Environment & Energy
Related: About this forumStuff that makes me optimistic about the future and stuff that does not.
Last edited Fri Jul 26, 2024, 12:43 PM - Edit history (2)
Just rambling here.
Stuff that makes me optimistic:
Vegan, vegetarian, and low meat diets.
We talk about fossil fuels so much we forget that agriculture is the other way humans are destroying the natural environment. This includes turning crops into fossil fuel substitutes like ethanol, biodiesel, or supposedly "green" jet fuels. I oppose factory farm meat and dairy production. It's bad for the environment, it's bad for the workers in those industries, and it's especially bad for the animals.
My wife eats a vegetarian diet, approaching vegan. I'm mostly vegetarian as a means of reducing my environmental footprint. I've learned to cook without meat, and have found good substitutes for meat and dairy products in all my cooking.
I look forward to a time when the most popular burger at the local fast food places are not made of meat. I can already buy such burgers at many of our local fast food places, including McDonalds.
Three positive and proven ways of halting human population growth.
These three ways are the economic and political empowerment of women, easy access to birth control, and realistic sex education. Regressive forces in human societies oppose all three. Pushing back against these forces is the most effective sort of activism any environmentalist can engage in.
Dam removals
Dam removals and the restoration of formerly wild rivers makes me happy.
Maybe someday soon we can tear down the dams at Hetch Hetchy and Glen Canyon instead of leaving them as potential time bombs for future generations to deal with.
Alas there are some people who would build even more dams to support their renewable energy follies.
Important technologies
Plastic pipe is one not often talked about. With that we can bring clean water and indoor plumbing to everyone in the world. We can also carry away wastewater. There are eight billion people on earth. Other forms of plumbing, especially copper, have huge environmental footprints.
Nuclear power is the only energy resource capable of displacing fossil fuels entirely. High temperature reactors would be well suited to the synthesis of nitrogen fertilizers and plastics with neutral, or even negative, carbon dioxide emissions. We've probably passed the point where organic farming can feed all eight billion of us. That doesn't mean we currently use the nitrogen fertilizers we produce using fossil fuels wisely.
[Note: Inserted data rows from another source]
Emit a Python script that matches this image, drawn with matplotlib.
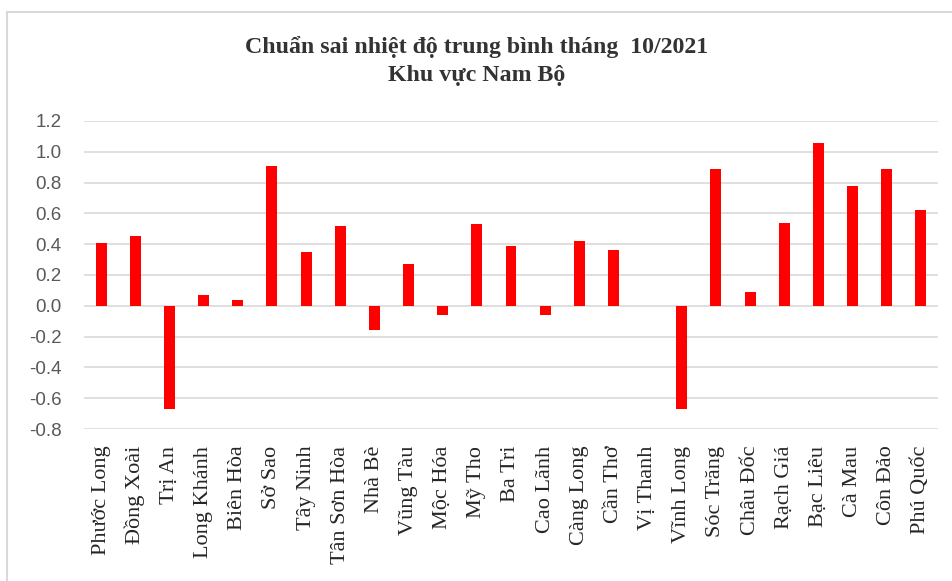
import matplotlib.pyplot as plt
from matplotlib.patches import Rectangle
import numpy as np

stations = ["Phước Long", "Đồng Xoài", "Trị An", "Long Khánh", "Biên Hòa", "Sở Sao",
            "Tây Ninh", "Tân Sơn Hòa", "Nhà Bè", "Vũng Tàu", "Mộc Hóa", "Mỹ Tho",
            "Ba Tri", "Cao Lãnh", "Càng Long", "Cần Thơ", "Vị Thanh", "Vĩnh Long",
            "Sóc Trăng", "Châu Đốc", "Rạch Giá", "Bạc Liêu", "Cà Mau", "Côn Đảo", "Phú Quốc"]
anomaly = [0.41, 0.45, -0.67, 0.07, 0.04, 0.91,
           0.35, 0.52, -0.16, 0.27, -0.06, 0.53,
           0.39, -0.06, 0.42, 0.36, 0.0, -0.67,
           0.89, 0.09, 0.54, 1.06, 0.78, 0.89, 0.62]
yticks = [1.2, 1.0, 0.8, 0.6, 0.4, 0.2, 0.0, -0.2, -0.4, -0.6, -0.8]

fig = plt.figure(figsize=(9.53, 5.81), dpi=100)
# chart border (Excel style)
fig.patches.append(Rectangle((7 / 953, -0.01), 1.0, 1 - 12 / 581 + 0.01,
                             transform=fig.transFigure, fill=False,
                             edgecolor="#d9d9d9", linewidth=1.5))

ax = fig.add_axes([84 / 953, 1 - 429 / 581, (938 - 84) / 953, (429 - 121) / 581])
x = np.arange(len(stations))
ax.bar(x, anomaly, width=0.32, color="#ff0000", zorder=3)

ax.set_xlim(-0.5, len(stations) - 0.5)
ax.set_ylim(-0.8, 1.2)
ax.set_yticks(yticks)
ax.set_yticklabels([f"{v:.1f}" for v in yticks], fontsize=13.5,
                   color="#595959", family="Liberation Sans")
ax.set_xticks(x)
ax.set_xticklabels(stations, rotation=90, fontsize=16, family="Liberation Serif",
                   color="#262626", va="top")
ax.tick_params(length=0, axis="both")
ax.yaxis.set_tick_params(pad=16)
ax.xaxis.set_tick_params(pad=12)
ax.grid(axis="y", color="#d9d9d9", linewidth=1.2, zorder=0)
for s in ax.spines.values():
    s.set_visible(False)

fig.text(0.5, 1 - 47 / 581, "Chuẩn sai nhiệt độ trung bình tháng  10/2021",
         ha="center", va="center", fontsize=17.2, fontweight="bold",
         family="Liberation Serif", color="#333333")
fig.text(0.5, 1 - 75 / 581, "Khu vực Nam Bộ", ha="center", va="center",
         fontsize=17.2, fontweight="bold", family="Liberation Serif", color="#333333")

fig.savefig("out.png", dpi=100)
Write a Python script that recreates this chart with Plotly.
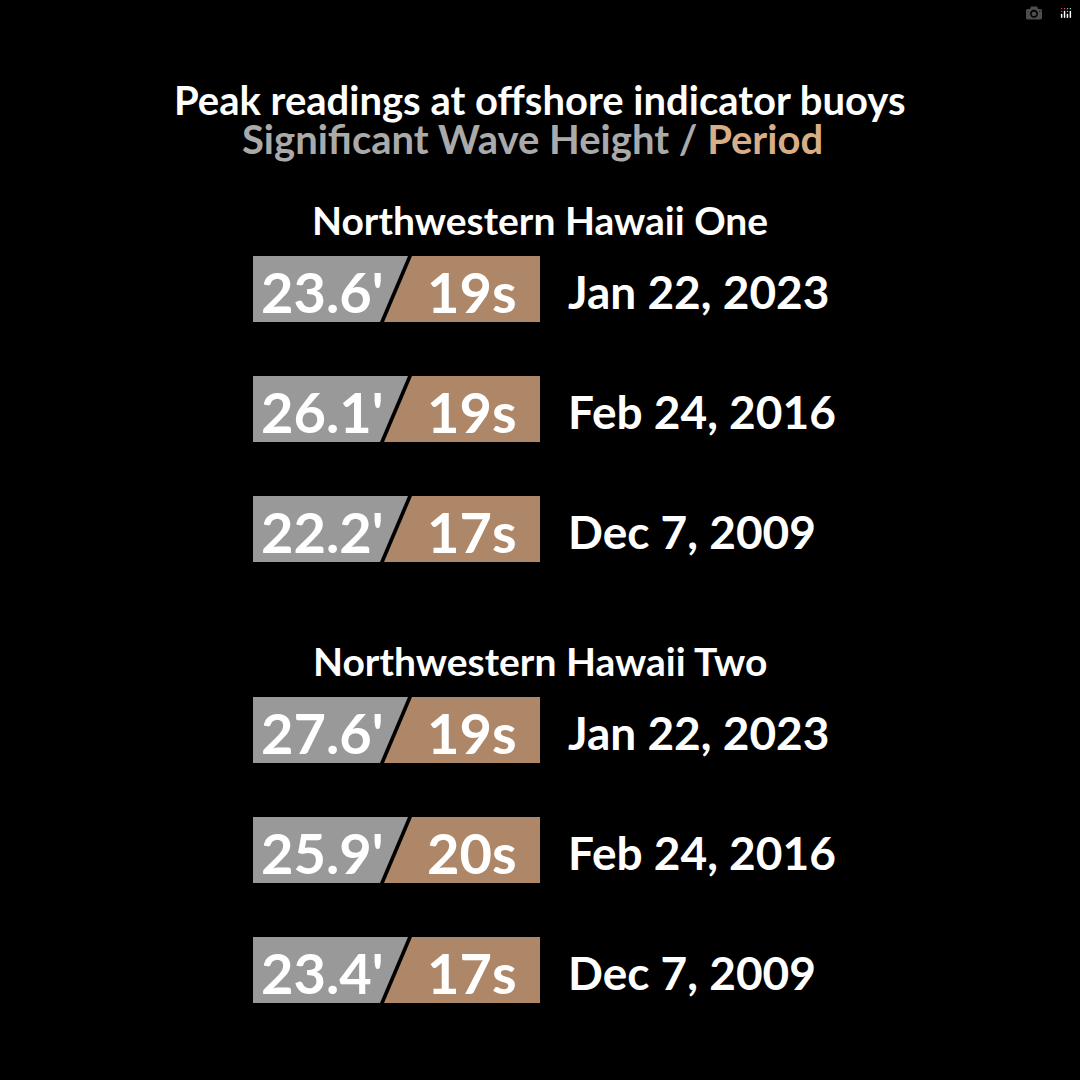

Nuclear power can also be used to desalinate water.
Electric high speed rail can replace fossil fueled airliners for trips of less than 500 miles and its a lot more comfortable too.
Stuff that does not make me optimistic about the future.
And then there are the ugly, the "green" distractions that will only prolong our use of fossil fuels and further damage whatever is left of the natural environment as we know it:
- Electric cars.
This planet cannot support a car for every adult human, no matter what those cars are powered by. It's not just the cars, it's the expensive infrastructure that supports our car cultures as well. We ought to be rebuilding our cities, turning them into attractive affordable places where car ownership is unnecessary.
- Large scale wind and solar developments on previously undeveloped land.
These will not "save the world" as they are entirely dependent on fossil fuels for their economic viability and will only prolong our use of them. "We had to destroy the environment in order to save it!" is not an ethical position.
East of Denver, Colorado, I've noticed the scars left on the land by wind development look pretty much the same as the scars left by gas development.
The wind, solar, and natural gas industries coexist in a morbid symbiosis. The wind and solar enthusiasts like to pretend this isn't so.
- Fusion power
For various reasons, some of them still unknown, fusion may never be a practical energy resource. The world burns as we wait for some miracle that never comes
- Batteries.
Even if batteries were as cheap as dirt the number of them required to support a modern electric grid at even 99% reliability through times of no sun and no wind is entirely ludicrous. (And 99% is more than three days a year without electricity.)
Wealthy people might live unattached to the electric grid with their huge solar arrays, battery packs, wood stoves, and stand-by fossil fuel generators, but they never explain how all eight billion of us could do that. The problems of wind and solar power are largely the same at any scale, from a tiny house to a national electric grid.
- Conservation
Try explaining that to someone who can't afford shoes, let alone a bicycle. If we choose to avoid a great die-off of the human population we'll need more energy, not less.